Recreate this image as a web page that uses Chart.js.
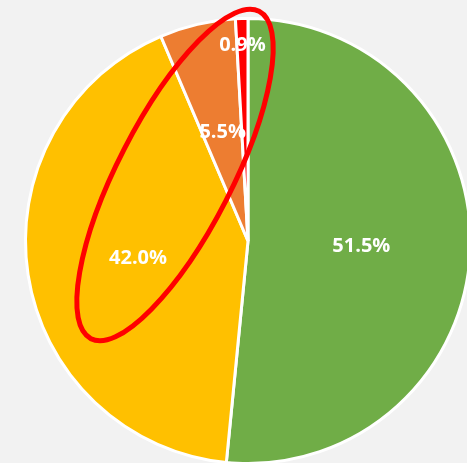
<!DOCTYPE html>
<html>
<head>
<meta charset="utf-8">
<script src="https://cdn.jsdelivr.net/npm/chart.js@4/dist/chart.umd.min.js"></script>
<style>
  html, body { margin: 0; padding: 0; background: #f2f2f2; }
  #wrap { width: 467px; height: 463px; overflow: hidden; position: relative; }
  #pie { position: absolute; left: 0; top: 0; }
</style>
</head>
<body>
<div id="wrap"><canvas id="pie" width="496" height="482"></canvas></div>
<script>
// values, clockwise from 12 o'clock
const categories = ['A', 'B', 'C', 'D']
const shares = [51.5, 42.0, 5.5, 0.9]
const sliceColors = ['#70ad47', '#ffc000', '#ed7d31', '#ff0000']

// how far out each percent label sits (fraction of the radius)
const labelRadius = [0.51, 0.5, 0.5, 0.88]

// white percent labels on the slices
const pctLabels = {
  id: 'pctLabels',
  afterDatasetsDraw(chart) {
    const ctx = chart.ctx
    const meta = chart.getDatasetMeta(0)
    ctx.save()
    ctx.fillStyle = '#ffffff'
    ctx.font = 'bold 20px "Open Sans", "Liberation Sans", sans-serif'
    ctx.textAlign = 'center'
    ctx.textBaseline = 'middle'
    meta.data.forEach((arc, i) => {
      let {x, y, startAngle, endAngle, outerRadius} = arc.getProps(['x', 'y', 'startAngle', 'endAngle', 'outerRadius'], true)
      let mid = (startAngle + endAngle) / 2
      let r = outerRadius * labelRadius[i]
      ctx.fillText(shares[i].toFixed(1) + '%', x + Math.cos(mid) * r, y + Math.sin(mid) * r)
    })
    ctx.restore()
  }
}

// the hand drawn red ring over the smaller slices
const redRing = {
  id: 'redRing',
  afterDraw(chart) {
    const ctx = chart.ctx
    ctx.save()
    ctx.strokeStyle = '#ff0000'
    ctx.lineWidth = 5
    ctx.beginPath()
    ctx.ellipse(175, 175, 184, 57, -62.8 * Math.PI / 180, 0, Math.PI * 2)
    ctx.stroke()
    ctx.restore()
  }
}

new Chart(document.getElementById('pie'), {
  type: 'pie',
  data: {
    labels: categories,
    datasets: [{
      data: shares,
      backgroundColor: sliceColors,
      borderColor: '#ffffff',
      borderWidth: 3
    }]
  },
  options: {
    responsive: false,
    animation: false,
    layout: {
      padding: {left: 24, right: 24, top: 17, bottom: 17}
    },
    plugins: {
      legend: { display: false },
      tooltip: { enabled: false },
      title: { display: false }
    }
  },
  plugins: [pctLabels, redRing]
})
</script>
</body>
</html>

■ ■ ■

▶ [Task brief]: Reproduce only the lines from the beginning of the data through the line that contains "const labelRadius = [0.51, 0.5, 0.5, 0.88]", both included, and please drop the pictures.

▶ [The reply]:
Recreate this image as a web page that uses Chart.js.
<!DOCTYPE html>
<html>
<head>
<meta charset="utf-8">
<script src="https://cdn.jsdelivr.net/npm/chart.js@4/dist/chart.umd.min.js"></script>
<style>
  html, body { margin: 0; padding: 0; background: #f2f2f2; }
  #wrap { width: 467px; height: 463px; overflow: hidden; position: relative; }
  #pie { position: absolute; left: 0; top: 0; }
</style>
</head>
<body>
<div id="wrap"><canvas id="pie" width="496" height="482"></canvas></div>
<script>
// values, clockwise from 12 o'clock
const categories = ['A', 'B', 'C', 'D']
const shares = [51.5, 42.0, 5.5, 0.9]
const sliceColors = ['#70ad47', '#ffc000', '#ed7d31', '#ff0000']

// how far out each percent label sits (fraction of the radius)
const labelRadius = [0.51, 0.5, 0.5, 0.88]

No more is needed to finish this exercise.